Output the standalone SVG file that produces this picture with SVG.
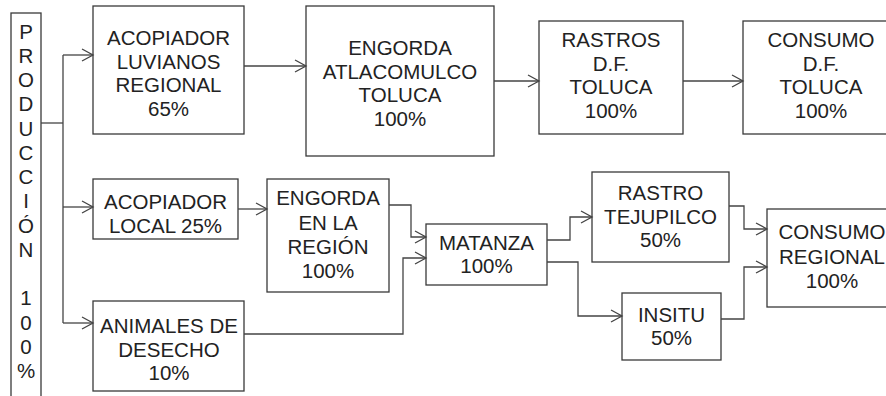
<svg xmlns="http://www.w3.org/2000/svg" width="886" height="396" viewBox="0 0 886 396">
<style>
.box{fill:#fff;stroke:#3a3a3a;stroke-width:1.3}
.t{font-family:"Liberation Sans",Arial,sans-serif;font-size:20.5px;fill:#222;text-anchor:middle}
.c{fill:none;stroke:#444;stroke-width:1.3}
</style>
<defs>
<marker id="ah" markerUnits="userSpaceOnUse" viewBox="-12 -7 13 14" refX="0" refY="0" markerWidth="13" markerHeight="14" orient="auto" overflow="visible">
<path d="M-11,-6 L0,0 L-11,6" fill="none" stroke="#444" stroke-width="1.3"/>
</marker>
</defs>
<rect width="886" height="396" fill="#fff"/>
<g id="produccion">
<rect class="box" x="11" y="13" width="30" height="400"/>
<text class="t" x="26" y="38.5">P</text>
<text class="t" x="26" y="62.75">R</text>
<text class="t" x="26" y="87">O</text>
<text class="t" x="26" y="111.25">D</text>
<text class="t" x="26" y="135.5">U</text>
<text class="t" x="26" y="159.75">C</text>
<text class="t" x="26" y="184">C</text>
<text class="t" x="26" y="208.25">I</text>
<text class="t" x="26" y="232.5">Ó</text>
<text class="t" x="26" y="256.75">N</text>
<text class="t" x="26" y="305.25">1</text>
<text class="t" x="26" y="329.5">0</text>
<text class="t" x="26" y="353.75">0</text>
<text class="t" x="26" y="378">%</text>
</g>
<g id="acopiador-luvianos">
<rect class="box" x="93" y="6" width="151" height="128"/>
<text class="t" x="168.5" y="45">ACOPIADOR</text>
<text class="t" x="168.5" y="68.5">LUVIANOS</text>
<text class="t" x="168.5" y="92">REGIONAL</text>
<text class="t" x="168.5" y="115.5">65%</text>
</g>
<g id="engorda-atlacomulco">
<rect class="box" x="306" y="6" width="188" height="150"/>
<text class="t" x="400" y="55">ENGORDA</text>
<text class="t" x="400" y="78.5">ATLACOMULCO</text>
<text class="t" x="400" y="102">TOLUCA</text>
<text class="t" x="400" y="125.5">100%</text>
</g>
<g id="rastros-df">
<rect class="box" x="539" y="21" width="144" height="113"/>
<text class="t" x="611" y="47">RASTROS</text>
<text class="t" x="611" y="70.7">D.F.</text>
<text class="t" x="611" y="94.4">TOLUCA</text>
<text class="t" x="611" y="118">100%</text>
</g>
<g id="consumo-df">
<rect class="box" x="743" y="21" width="156" height="113"/>
<text class="t" x="821" y="47">CONSUMO</text>
<text class="t" x="821" y="70.7">D.F.</text>
<text class="t" x="821" y="94.4">TOLUCA</text>
<text class="t" x="821" y="118">100%</text>
</g>
<g id="acopiador-local">
<rect class="box" x="93" y="179" width="145" height="60"/>
<text class="t" x="165.5" y="209">ACOPIADOR</text>
<text class="t" x="165.5" y="233">LOCAL 25%</text>
</g>
<g id="animales-desecho">
<rect class="box" x="93" y="301" width="151" height="90"/>
<text class="t" x="169" y="333">ANIMALES DE</text>
<text class="t" x="169" y="356.5">DESECHO</text>
<text class="t" x="169" y="380">10%</text>
</g>
<g id="engorda-region">
<rect class="box" x="267" y="179" width="122" height="113"/>
<text class="t" x="328" y="205">ENGORDA</text>
<text class="t" x="328" y="229.5">EN LA</text>
<text class="t" x="328" y="254">REGIÓN</text>
<text class="t" x="328" y="277.5">100%</text>
</g>
<g id="matanza">
<rect class="box" x="426" y="224" width="121" height="61"/>
<text class="t" x="486.5" y="250">MATANZA</text>
<text class="t" x="486.5" y="273">100%</text>
</g>
<g id="rastro-tejupilco">
<rect class="box" x="592" y="172" width="137" height="90"/>
<text class="t" x="660.5" y="200">RASTRO</text>
<text class="t" x="660.5" y="223.5">TEJUPILCO</text>
<text class="t" x="660.5" y="247">50%</text>
</g>
<g id="insitu">
<rect class="box" x="622" y="293" width="99" height="67"/>
<text class="t" x="671.5" y="322">INSITU</text>
<text class="t" x="671.5" y="345">50%</text>
</g>
<g id="consumo-regional">
<rect class="box" x="767" y="209" width="130" height="98"/>
<text class="t" x="832" y="239">CONSUMO</text>
<text class="t" x="832" y="263.5">REGIONAL</text>
<text class="t" x="832" y="288">100%</text>
</g>
<g id="connectors">
<path class="c" d="M41,123 H63"/>
<path class="c" d="M63,55 V323"/>
<path class="c" d="M63,55 H93" marker-end="url(#ah)"/>
<path class="c" d="M63,207 H93" marker-end="url(#ah)"/>
<path class="c" d="M63,323 H93" marker-end="url(#ah)"/>
<path class="c" d="M244,66 H306" marker-end="url(#ah)"/>
<path class="c" d="M494,81 H539" marker-end="url(#ah)"/>
<path class="c" d="M683,81 H743" marker-end="url(#ah)"/>
<path class="c" d="M238,209 H267" marker-end="url(#ah)"/>
<path class="c" d="M389,205 H411 V237 H426" marker-end="url(#ah)"/>
<path class="c" d="M244,334 H403 V258 H426" marker-end="url(#ah)"/>
<path class="c" d="M547,240 H570 V217 H592" marker-end="url(#ah)"/>
<path class="c" d="M547,262 H578 V316 H622" marker-end="url(#ah)"/>
<path class="c" d="M729,206 H744 V229 H767" marker-end="url(#ah)"/>
<path class="c" d="M721,319 H744 V267 H767" marker-end="url(#ah)"/>
</g>
</svg>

WHAT TO PRODUCE: Give all the lines above again, character for character, without pictures.

REPLY TO THE EXERCISE:
Output the standalone SVG file that produces this picture with SVG.
<svg xmlns="http://www.w3.org/2000/svg" width="886" height="396" viewBox="0 0 886 396">
<style>
.box{fill:#fff;stroke:#3a3a3a;stroke-width:1.3}
.t{font-family:"Liberation Sans",Arial,sans-serif;font-size:20.5px;fill:#222;text-anchor:middle}
.c{fill:none;stroke:#444;stroke-width:1.3}
</style>
<defs>
<marker id="ah" markerUnits="userSpaceOnUse" viewBox="-12 -7 13 14" refX="0" refY="0" markerWidth="13" markerHeight="14" orient="auto" overflow="visible">
<path d="M-11,-6 L0,0 L-11,6" fill="none" stroke="#444" stroke-width="1.3"/>
</marker>
</defs>
<rect width="886" height="396" fill="#fff"/>
<g id="produccion">
<rect class="box" x="11" y="13" width="30" height="400"/>
<text class="t" x="26" y="38.5">P</text>
<text class="t" x="26" y="62.75">R</text>
<text class="t" x="26" y="87">O</text>
<text class="t" x="26" y="111.25">D</text>
<text class="t" x="26" y="135.5">U</text>
<text class="t" x="26" y="159.75">C</text>
<text class="t" x="26" y="184">C</text>
<text class="t" x="26" y="208.25">I</text>
<text class="t" x="26" y="232.5">Ó</text>
<text class="t" x="26" y="256.75">N</text>
<text class="t" x="26" y="305.25">1</text>
<text class="t" x="26" y="329.5">0</text>
<text class="t" x="26" y="353.75">0</text>
<text class="t" x="26" y="378">%</text>
</g>
<g id="acopiador-luvianos">
<rect class="box" x="93" y="6" width="151" height="128"/>
<text class="t" x="168.5" y="45">ACOPIADOR</text>
<text class="t" x="168.5" y="68.5">LUVIANOS</text>
<text class="t" x="168.5" y="92">REGIONAL</text>
<text class="t" x="168.5" y="115.5">65%</text>
</g>
<g id="engorda-atlacomulco">
<rect class="box" x="306" y="6" width="188" height="150"/>
<text class="t" x="400" y="55">ENGORDA</text>
<text class="t" x="400" y="78.5">ATLACOMULCO</text>
<text class="t" x="400" y="102">TOLUCA</text>
<text class="t" x="400" y="125.5">100%</text>
</g>
<g id="rastros-df">
<rect class="box" x="539" y="21" width="144" height="113"/>
<text class="t" x="611" y="47">RASTROS</text>
<text class="t" x="611" y="70.7">D.F.</text>
<text class="t" x="611" y="94.4">TOLUCA</text>
<text class="t" x="611" y="118">100%</text>
</g>
<g id="consumo-df">
<rect class="box" x="743" y="21" width="156" height="113"/>
<text class="t" x="821" y="47">CONSUMO</text>
<text class="t" x="821" y="70.7">D.F.</text>
<text class="t" x="821" y="94.4">TOLUCA</text>
<text class="t" x="821" y="118">100%</text>
</g>
<g id="acopiador-local">
<rect class="box" x="93" y="179" width="145" height="60"/>
<text class="t" x="165.5" y="209">ACOPIADOR</text>
<text class="t" x="165.5" y="233">LOCAL 25%</text>
</g>
<g id="animales-desecho">
<rect class="box" x="93" y="301" width="151" height="90"/>
<text class="t" x="169" y="333">ANIMALES DE</text>
<text class="t" x="169" y="356.5">DESECHO</text>
<text class="t" x="169" y="380">10%</text>
</g>
<g id="engorda-region">
<rect class="box" x="267" y="179" width="122" height="113"/>
<text class="t" x="328" y="205">ENGORDA</text>
<text class="t" x="328" y="229.5">EN LA</text>
<text class="t" x="328" y="254">REGIÓN</text>
<text class="t" x="328" y="277.5">100%</text>
</g>
<g id="matanza">
<rect class="box" x="426" y="224" width="121" height="61"/>
<text class="t" x="486.5" y="250">MATANZA</text>
<text class="t" x="486.5" y="273">100%</text>
</g>
<g id="rastro-tejupilco">
<rect class="box" x="592" y="172" width="137" height="90"/>
<text class="t" x="660.5" y="200">RASTRO</text>
<text class="t" x="660.5" y="223.5">TEJUPILCO</text>
<text class="t" x="660.5" y="247">50%</text>
</g>
<g id="insitu">
<rect class="box" x="622" y="293" width="99" height="67"/>
<text class="t" x="671.5" y="322">INSITU</text>
<text class="t" x="671.5" y="345">50%</text>
</g>
<g id="consumo-regional">
<rect class="box" x="767" y="209" width="130" height="98"/>
<text class="t" x="832" y="239">CONSUMO</text>
<text class="t" x="832" y="263.5">REGIONAL</text>
<text class="t" x="832" y="288">100%</text>
</g>
<g id="connectors">
<path class="c" d="M41,123 H63"/>
<path class="c" d="M63,55 V323"/>
<path class="c" d="M63,55 H93" marker-end="url(#ah)"/>
<path class="c" d="M63,207 H93" marker-end="url(#ah)"/>
<path class="c" d="M63,323 H93" marker-end="url(#ah)"/>
<path class="c" d="M244,66 H306" marker-end="url(#ah)"/>
<path class="c" d="M494,81 H539" marker-end="url(#ah)"/>
<path class="c" d="M683,81 H743" marker-end="url(#ah)"/>
<path class="c" d="M238,209 H267" marker-end="url(#ah)"/>
<path class="c" d="M389,205 H411 V237 H426" marker-end="url(#ah)"/>
<path class="c" d="M244,334 H403 V258 H426" marker-end="url(#ah)"/>
<path class="c" d="M547,240 H570 V217 H592" marker-end="url(#ah)"/>
<path class="c" d="M547,262 H578 V316 H622" marker-end="url(#ah)"/>
<path class="c" d="M729,206 H744 V229 H767" marker-end="url(#ah)"/>
<path class="c" d="M721,319 H744 V267 H767" marker-end="url(#ah)"/>
</g>
</svg>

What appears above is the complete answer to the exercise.